My own experience as a business-man tells me these are great, great markets. The U.S. Chamber of Commerce predicts that U.S. sales to the region could expand by more than $3 billion in the first year of the free trade agreement.

The American Farm Bureau Federation estimates that U.S. farm exports could grow $1.5 billion a year.

Opening markets to U.S. manufacturers also benefits American workers. NAM reports that trade-intensive industries pay an average annual compensation of $60,000 a year – almost 40 percent more than the least trade-intensive industries.

These small CAFTA countries are already big markets. U.S. export growth to the region has outperformed overall U.S. exports. From 2000 to 2004, our exports to the CAFTA countries grew by almost 16 percent, compared with less than 5 percent growth for overall U.S. exports.

We trade more with Central America and the Dominican Republic than we do with Australia, and more than we trade with Brazil. CAFTA is also a larger U.S. export market than Russia, India and Indonesia combined.

The free trade agreement with these young and vibrant growth markets would solidify our nation’s competitive edge as the leading supplier of goods and services to the CAFTA countries at a time when China is making serious inroads as an investor and exporter in the Western Hemisphere.
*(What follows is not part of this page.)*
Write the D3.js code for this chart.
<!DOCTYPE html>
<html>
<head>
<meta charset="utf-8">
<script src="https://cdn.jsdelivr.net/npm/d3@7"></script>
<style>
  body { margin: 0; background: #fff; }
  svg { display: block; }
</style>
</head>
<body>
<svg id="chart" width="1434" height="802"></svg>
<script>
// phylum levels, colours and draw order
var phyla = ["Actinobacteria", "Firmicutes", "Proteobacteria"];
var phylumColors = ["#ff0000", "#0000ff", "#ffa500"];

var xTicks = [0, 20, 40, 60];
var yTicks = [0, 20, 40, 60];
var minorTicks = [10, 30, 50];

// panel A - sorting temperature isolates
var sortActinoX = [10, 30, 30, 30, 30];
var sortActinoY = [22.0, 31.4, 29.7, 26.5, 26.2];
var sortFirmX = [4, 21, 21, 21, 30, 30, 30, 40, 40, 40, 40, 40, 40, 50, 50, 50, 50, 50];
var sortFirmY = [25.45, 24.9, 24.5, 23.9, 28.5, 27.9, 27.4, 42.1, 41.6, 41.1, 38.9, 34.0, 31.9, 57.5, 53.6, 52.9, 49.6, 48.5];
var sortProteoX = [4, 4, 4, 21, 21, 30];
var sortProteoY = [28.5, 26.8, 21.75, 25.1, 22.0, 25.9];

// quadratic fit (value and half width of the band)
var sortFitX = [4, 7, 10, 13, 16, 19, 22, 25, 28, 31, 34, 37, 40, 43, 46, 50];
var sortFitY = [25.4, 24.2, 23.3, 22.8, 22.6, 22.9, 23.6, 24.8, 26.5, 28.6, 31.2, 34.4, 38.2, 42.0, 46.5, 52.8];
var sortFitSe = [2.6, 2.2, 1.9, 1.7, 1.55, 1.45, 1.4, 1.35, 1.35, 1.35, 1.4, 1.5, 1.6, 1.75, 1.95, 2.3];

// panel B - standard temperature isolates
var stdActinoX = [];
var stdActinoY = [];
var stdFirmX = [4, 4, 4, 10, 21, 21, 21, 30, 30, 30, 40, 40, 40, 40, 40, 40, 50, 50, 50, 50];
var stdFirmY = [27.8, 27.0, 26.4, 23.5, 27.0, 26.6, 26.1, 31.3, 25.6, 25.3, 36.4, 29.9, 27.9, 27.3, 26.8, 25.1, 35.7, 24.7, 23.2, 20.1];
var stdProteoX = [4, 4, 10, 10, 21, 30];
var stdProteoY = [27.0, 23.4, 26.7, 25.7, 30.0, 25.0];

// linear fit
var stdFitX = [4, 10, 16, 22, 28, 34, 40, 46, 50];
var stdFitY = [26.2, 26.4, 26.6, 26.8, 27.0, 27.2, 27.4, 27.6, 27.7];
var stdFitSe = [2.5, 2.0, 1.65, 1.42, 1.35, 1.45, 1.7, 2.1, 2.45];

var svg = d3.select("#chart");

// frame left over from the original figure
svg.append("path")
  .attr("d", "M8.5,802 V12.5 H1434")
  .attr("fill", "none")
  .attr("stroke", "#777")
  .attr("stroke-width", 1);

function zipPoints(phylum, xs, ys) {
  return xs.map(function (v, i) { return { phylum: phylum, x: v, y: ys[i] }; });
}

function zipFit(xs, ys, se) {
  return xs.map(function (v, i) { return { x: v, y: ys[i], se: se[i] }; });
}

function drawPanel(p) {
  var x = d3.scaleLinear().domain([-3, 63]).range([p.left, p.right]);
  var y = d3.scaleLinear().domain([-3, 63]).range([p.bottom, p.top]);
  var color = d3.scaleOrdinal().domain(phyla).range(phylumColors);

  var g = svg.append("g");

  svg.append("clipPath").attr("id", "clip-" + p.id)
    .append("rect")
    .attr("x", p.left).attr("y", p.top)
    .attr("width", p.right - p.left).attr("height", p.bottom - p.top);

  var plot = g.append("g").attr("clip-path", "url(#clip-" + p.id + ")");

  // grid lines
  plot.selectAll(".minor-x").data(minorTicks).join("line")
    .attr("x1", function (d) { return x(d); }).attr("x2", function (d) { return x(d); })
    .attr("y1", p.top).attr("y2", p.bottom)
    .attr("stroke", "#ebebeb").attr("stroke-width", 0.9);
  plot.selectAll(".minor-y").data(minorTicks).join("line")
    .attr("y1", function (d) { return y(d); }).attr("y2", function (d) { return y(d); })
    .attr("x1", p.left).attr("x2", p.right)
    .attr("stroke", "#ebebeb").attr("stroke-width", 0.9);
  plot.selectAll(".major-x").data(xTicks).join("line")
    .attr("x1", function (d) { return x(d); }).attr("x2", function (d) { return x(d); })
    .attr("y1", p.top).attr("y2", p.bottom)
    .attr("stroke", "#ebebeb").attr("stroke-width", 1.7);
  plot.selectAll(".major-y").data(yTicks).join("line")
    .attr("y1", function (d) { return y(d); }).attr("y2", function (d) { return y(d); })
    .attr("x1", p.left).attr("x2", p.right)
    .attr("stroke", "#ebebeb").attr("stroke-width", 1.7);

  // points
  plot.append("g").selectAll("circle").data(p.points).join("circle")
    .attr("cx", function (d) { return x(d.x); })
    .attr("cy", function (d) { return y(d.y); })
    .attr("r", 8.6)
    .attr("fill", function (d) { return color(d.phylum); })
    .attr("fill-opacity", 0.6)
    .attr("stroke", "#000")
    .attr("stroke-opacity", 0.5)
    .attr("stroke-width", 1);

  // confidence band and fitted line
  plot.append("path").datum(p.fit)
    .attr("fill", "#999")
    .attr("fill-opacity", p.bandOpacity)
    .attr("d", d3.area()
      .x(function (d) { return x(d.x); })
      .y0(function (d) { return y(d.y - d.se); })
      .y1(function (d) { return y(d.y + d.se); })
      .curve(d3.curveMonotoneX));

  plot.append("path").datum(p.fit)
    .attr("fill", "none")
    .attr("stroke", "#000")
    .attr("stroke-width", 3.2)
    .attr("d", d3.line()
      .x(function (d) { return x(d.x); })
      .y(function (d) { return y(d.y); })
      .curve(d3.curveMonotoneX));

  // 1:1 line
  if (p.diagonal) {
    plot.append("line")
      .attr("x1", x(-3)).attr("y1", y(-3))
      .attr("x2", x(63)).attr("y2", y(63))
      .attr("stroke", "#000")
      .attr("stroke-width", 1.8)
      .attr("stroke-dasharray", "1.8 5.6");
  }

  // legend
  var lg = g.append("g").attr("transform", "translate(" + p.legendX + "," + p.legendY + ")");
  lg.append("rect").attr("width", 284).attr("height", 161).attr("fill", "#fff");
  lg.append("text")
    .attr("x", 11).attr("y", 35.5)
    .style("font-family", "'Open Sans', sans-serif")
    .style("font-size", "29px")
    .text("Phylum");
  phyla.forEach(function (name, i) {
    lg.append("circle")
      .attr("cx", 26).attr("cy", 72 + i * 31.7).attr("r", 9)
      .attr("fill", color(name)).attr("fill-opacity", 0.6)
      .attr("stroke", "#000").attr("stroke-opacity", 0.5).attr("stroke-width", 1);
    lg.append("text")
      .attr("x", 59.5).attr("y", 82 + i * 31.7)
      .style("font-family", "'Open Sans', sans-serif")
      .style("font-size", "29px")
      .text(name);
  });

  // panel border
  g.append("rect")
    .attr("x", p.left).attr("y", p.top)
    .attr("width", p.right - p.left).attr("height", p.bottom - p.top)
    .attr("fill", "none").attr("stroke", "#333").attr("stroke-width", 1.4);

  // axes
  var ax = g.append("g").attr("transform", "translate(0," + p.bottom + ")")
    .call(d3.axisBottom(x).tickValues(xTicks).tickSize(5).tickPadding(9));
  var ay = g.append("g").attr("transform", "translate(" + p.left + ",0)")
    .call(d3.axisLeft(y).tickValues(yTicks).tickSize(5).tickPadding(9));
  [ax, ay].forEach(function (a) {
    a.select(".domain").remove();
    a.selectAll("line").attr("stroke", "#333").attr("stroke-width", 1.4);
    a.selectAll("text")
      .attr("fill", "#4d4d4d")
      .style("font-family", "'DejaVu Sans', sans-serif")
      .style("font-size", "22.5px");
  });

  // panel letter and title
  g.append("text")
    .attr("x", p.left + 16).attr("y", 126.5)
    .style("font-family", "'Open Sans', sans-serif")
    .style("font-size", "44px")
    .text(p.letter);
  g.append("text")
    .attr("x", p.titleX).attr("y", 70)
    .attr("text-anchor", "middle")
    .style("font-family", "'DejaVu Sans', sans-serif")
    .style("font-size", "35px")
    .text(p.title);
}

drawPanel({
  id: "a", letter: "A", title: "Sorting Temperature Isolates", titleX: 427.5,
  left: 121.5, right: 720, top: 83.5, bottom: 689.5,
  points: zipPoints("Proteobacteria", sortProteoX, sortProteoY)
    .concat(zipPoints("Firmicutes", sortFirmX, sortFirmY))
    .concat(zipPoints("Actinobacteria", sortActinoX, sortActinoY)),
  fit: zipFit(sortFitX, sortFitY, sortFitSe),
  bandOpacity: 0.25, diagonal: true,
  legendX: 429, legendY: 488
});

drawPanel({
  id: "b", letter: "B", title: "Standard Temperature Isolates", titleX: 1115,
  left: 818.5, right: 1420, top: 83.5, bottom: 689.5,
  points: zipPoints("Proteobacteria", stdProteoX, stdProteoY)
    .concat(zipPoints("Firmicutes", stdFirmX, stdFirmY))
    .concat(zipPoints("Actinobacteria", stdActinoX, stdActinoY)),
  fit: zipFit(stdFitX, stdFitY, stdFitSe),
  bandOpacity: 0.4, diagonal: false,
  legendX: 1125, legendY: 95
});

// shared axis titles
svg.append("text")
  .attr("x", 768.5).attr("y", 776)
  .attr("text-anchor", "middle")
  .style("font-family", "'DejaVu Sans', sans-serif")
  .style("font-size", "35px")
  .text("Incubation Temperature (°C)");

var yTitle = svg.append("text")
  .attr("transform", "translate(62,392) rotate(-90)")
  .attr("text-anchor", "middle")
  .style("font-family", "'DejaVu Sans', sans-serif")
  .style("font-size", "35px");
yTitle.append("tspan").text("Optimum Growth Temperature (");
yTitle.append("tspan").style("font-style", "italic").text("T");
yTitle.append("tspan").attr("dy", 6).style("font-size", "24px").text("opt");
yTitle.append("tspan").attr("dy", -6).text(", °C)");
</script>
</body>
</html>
Importantly, CAFTA also has the potential to further integrate the hemisphere so that we can better compete in other markets around the world, notably in Europe and Asia. Three countries in Central America have already authorized the agreement. They are courageously taking the lead. They are waiting for us, and a lot of countries are looking to us, to see how we deal with it.

CAFTA will send a very powerful message to our trading partners in South America that we are serious about opening markets, about free enterprise and the
role that free enterprise has in creating broader freedoms.

Support democracy
CAFTA is significant not just in economic terms. It is an investment in American prosperity, but it is also an investment in hemispheric freedom and democracy right in our own backyard. During the 1980s, Central America was plagued by civil war and chaos. Today, the region is filled with fragile democracies that need American support.

Elected leaders in the region are embracing both political and economic reforms. They are fighting corruption, strengthening the rule of law and battling crime. And they are supporting America in the war on terrorism. But the forces that oppose reform remain and are still active.

President Bush strongly believes that the United States should stand with those who stand for democracy and economic freedom. Eliminating tariffs, opening markets, promoting transparency and establishing state-of-the-art rules for 21st century commerce will strengthen our economic ties with the CAFTA nations and reinforce their progress toward economic, political and social reform.

This is an historic opportunity to serve the cause of democratic reform, to level the playing field for American companies and farmers and to create jobs for American workers. We believe that opening new markets for exporters, for manufacturers, is the wave of the future, and the way towards the future of growth, vitality and prosperity is free and fair trade. The CAFTA free trade agreement is an opportunity that we should seize now.

Carlos M. Gutierrez is the 35th Secretary of the U.S. Department of Commerce, the voice of business in government. The former chairman of the board and chief executive officer of Kellogg Company, Secretary Gutierrez is a core member of President Bush’s economic team.